- The Washington Times - Monday, March 7, 2022

The leader of the Russian Orthodox Church said his country’s invasion of Ukraine was a divine mission in opposition to gay rights.

According to a Monday report in the Moscow Times, Patriarch Kirill backed Russia’s “military operation” in Ukraine and called it a conflict over “which side of God humanity will be on.”

He drew attention to Ukraine‘s gay-pride parades and pro-LGBT laws, and called them a “loyalty test” and an example of Ukraine’s attempting to refashion itself in the cultural image of NATO nations.

“Pride parades are designed to demonstrate that sin is one variation of human behavior. That’s why in order to join the club of those countries, you have to have a gay pride parade,” he said in his sermon for Forgiveness Sunday, the last Sunday before the start of Lent in the Orthodox calendar.

“We know that if people or countries reject these demands, they are not part of that world, they become strangers to it,” Kirill said.

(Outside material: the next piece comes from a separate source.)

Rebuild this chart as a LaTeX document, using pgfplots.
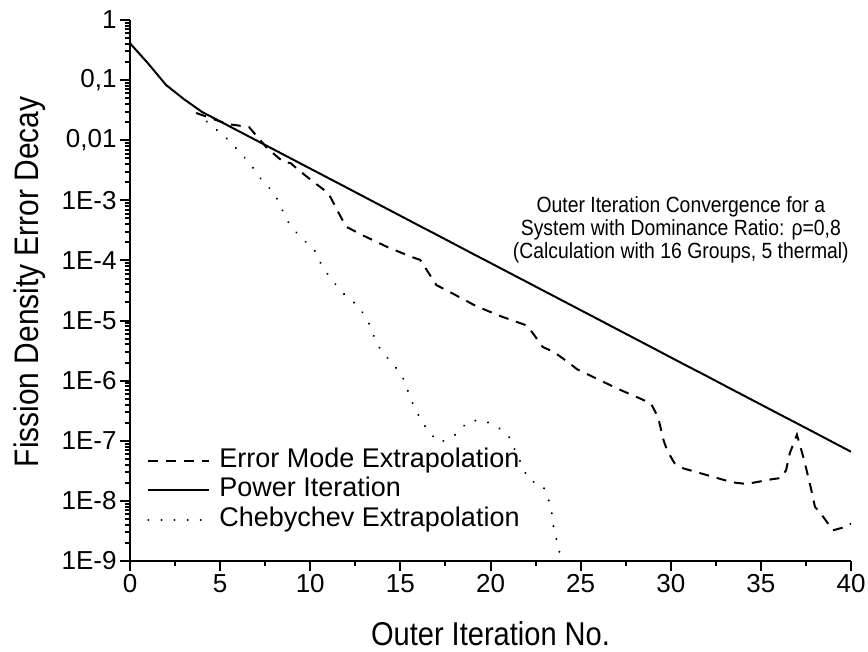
\documentclass[border=0pt]{standalone}
\usepackage{fontspec}
\setmainfont{Liberation Sans}
\newfontfamily\cond[FakeStretch=0.88]{Liberation Sans}
\usepackage{pgfplots}
\pgfplotsset{compat=1.18}
\begin{document}
\begin{tikzpicture}
\begin{axis}[
  scale only axis, width=721pt, height=541pt,
  ymode=log, log basis y=10,
  xmin=0, xmax=40, ymin=1e-9, ymax=1,
  axis x line=bottom, axis y line=left,
  axis line style={-, line width=2.6pt},
  tick align=outside,
  major tick length=10pt, minor tick length=5pt,
  every tick/.style={black, line width=2pt},
  xtick={0,5,...,40}, minor xtick={2.5,7.5,...,37.5},
  ytick={1e-9,1e-8,1e-7,1e-6,1e-5,1e-4,1e-3,1e-2,1e-1,1},
  yticklabels={1E-9,1E-8,1E-7,1E-6,1E-5,1E-4,1E-3,{0,01},{0,1},1},
  minor ytick={2e-9,3e-9,4e-9,5e-9,6e-9,7e-9,8e-9,9e-9,
   2e-8,3e-8,4e-8,5e-8,6e-8,7e-8,8e-8,9e-8,
   2e-7,3e-7,4e-7,5e-7,6e-7,7e-7,8e-7,9e-7,
   2e-6,3e-6,4e-6,5e-6,6e-6,7e-6,8e-6,9e-6,
   2e-5,3e-5,4e-5,5e-5,6e-5,7e-5,8e-5,9e-5,
   2e-4,3e-4,4e-4,5e-4,6e-4,7e-4,8e-4,9e-4,
   2e-3,3e-3,4e-3,5e-3,6e-3,7e-3,8e-3,9e-3,
   2e-2,3e-2,4e-2,5e-2,6e-2,7e-2,8e-2,9e-2,
   2e-1,3e-1,4e-1,5e-1,6e-1,7e-1,8e-1,9e-1},
  /pgf/number format/assume math mode=true,
  tick label style={font=\fontsize{26}{29}\selectfont, text=black},
  xlabel={Outer Iteration No.},
  ylabel={Fission Density Error Decay},
  xlabel style={font=\cond\fontsize{33}{36}\selectfont, at={(rel axis cs:0.5,0)}, anchor=base, yshift=-84pt},
  ylabel style={font=\cond\fontsize{34}{36}\selectfont, at={(rel axis cs:0,0.516)}, anchor=center, yshift=100pt},
  legend style={at={(rel axis cs:0.0236,0.209)}, anchor=north west, draw=none, fill=none,
    font=\fontsize{27}{29}\selectfont, row sep=4.5pt, column sep=9pt, inner sep=0pt,
    nodes={text height=19pt, text depth=6pt, inner sep=0pt}},
  legend cell align=left,
  legend image code/.code={\draw[#1] (0pt,0pt) -- (61pt,0pt);},
  clip=true,
]
\coordinate (bl) at (rel axis cs:0,0);
\coordinate (tr) at (rel axis cs:1,1);

\addplot[black, line width=2pt, dash pattern=on 10pt off 8pt] coordinates {
(3.7,0.0282) (5.4,0.0186) (6.6,0.0166) (7.6,0.00741) (8.5,0.00437) (8.9,0.00417)
(9.7,0.00263) (10.2,0.00200) (11.0,0.00132) (11.3,8.91e-4) (11.7,5.25e-4) (12.0,3.63e-4)
(12.9,2.63e-4) (14.3,1.66e-4) (15.6,1.15e-4) (16.1,1.02e-4) (16.7,5.37e-5) (17.0,3.89e-5)
(17.9,2.82e-5) (19.2,1.74e-5) (20.6,1.17e-5) (21.9,8.51e-6) (22.3,6.46e-6) (22.9,3.63e-6)
(23.5,3.02e-6) (24.3,2.04e-6) (24.8,1.55e-6) (25.7,1.15e-6) (27.1,7.24e-7) (28.4,4.90e-7)
(28.9,4.17e-7) (29.3,2.45e-7) (29.6,1.02e-7) (29.8,6.92e-8) (30.2,4.27e-8) (30.7,3.47e-8)
(32.0,2.69e-8) (33.4,2.04e-8) (34.2,1.91e-8) (35.6,2.29e-8) (36.1,2.40e-8) (36.4,3.24e-8)
(36.6,6.17e-8) (37.0,1.26e-7) (37.4,4.79e-8) (37.8,1.51e-8) (38.0,7.94e-9) (38.3,6.31e-9)
(39.0,3.24e-9) (39.6,3.63e-9) (40.0,4.17e-9)
};
\addlegendentry{Error Mode Extrapolation}

\addplot[black, line width=2pt] coordinates {
(0,0.41) (1,0.19) (2,0.083) (3,0.048) (4,0.0295) (5,0.0206) (6,0.0143) (7,0.00998)
(8,0.00695) (9,0.00484) (10,0.00337) (11,0.00235) (12,0.00164) (13,0.00114) (14,7.94e-4)
(15,5.53e-4) (16,3.85e-4) (17,2.69e-4) (18,1.87e-4) (19,1.30e-4) (20,9.08e-5) (21,6.32e-5)
(22,4.41e-5) (23,3.07e-5) (24,2.14e-5) (25,1.49e-5) (26,1.04e-5) (27,7.23e-6) (28,5.04e-6)
(29,3.51e-6) (30,2.44e-6) (31,1.70e-6) (32,1.19e-6) (33,8.26e-7) (34,5.75e-7) (35,4.01e-7)
(36,2.79e-7) (37,1.95e-7) (38,1.36e-7) (39,9.44e-8) (40,6.58e-8)
};
\addlegendentry{Power Iteration}

\addplot[black, line width=2.2pt, line cap=round, dash pattern=on 0.1pt off 13pt] coordinates {
(3.7,0.0282) (4.5,0.0178) (5.3,0.0112) (6.1,0.00631) (6.7,0.00389) (7.3,0.00219)
(8.0,0.00132) (8.4,7.41e-4) (8.8,4.27e-4) (9.4,2.51e-4) (10.2,1.55e-4) (10.6,8.71e-5)
(11.1,5.13e-5) (11.8,2.88e-5) (12.7,1.70e-5) (13.2,9.77e-6) (13.5,5.75e-6) (13.9,3.24e-6)
(14.5,2.04e-6) (15.1,1.20e-6) (15.4,6.92e-7) (15.7,4.07e-7) (16.1,2.34e-7) (16.6,1.35e-7)
(17.2,9.33e-8) (18.0,1.23e-7) (18.8,2.14e-7) (19.6,2.19e-7) (20.4,1.70e-7) (21.1,1.10e-7)
(21.4,6.46e-8) (21.8,3.63e-8) (22.1,2.24e-8) (22.9,1.82e-8) (23.2,1.12e-8) (23.4,6.31e-9)
(23.5,3.63e-9) (23.7,2.04e-9) (23.9,1.12e-9)
};
\addlegendentry{Chebychev Extrapolation}

\node[align=center, font=\cond\fontsize{22}{23}\selectfont, inner sep=0pt] at (rel axis cs:0.764,0.612)
  {Outer Iteration Convergence for a\\System with Dominance Ratio: ρ=0,8\\(Calculation with 16 Groups, 5 thermal)};
\end{axis}
\pgfresetboundingbox
\path ([xshift=-130pt,yshift=-91pt]bl) rectangle ([xshift=17pt,yshift=20pt]tr);
\end{tikzpicture}
\end{document}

But, he noted, Russia and the breakaway regions of eastern Ukraine, which de facto broke away from Ukraine in 2014 and run by pro-Russia separatists, have “fundamentally rejected” those tests.

“For eight years there have been attempts to destroy what exists in Donbas,” Kirill said. “In Donbas there is a rejection, a fundamental rejection of the so-called values that are offered today by those who claim world power.”

The Russian church leader also resorted to apocalyptic language of civilizational clashes to describe the war, saying it was “far more important than politics.”

“If humanity accepts that sin is not a violation of God’s law, if humanity accepts that sin is a variation of human behavior, then human civilization will end there,” he said.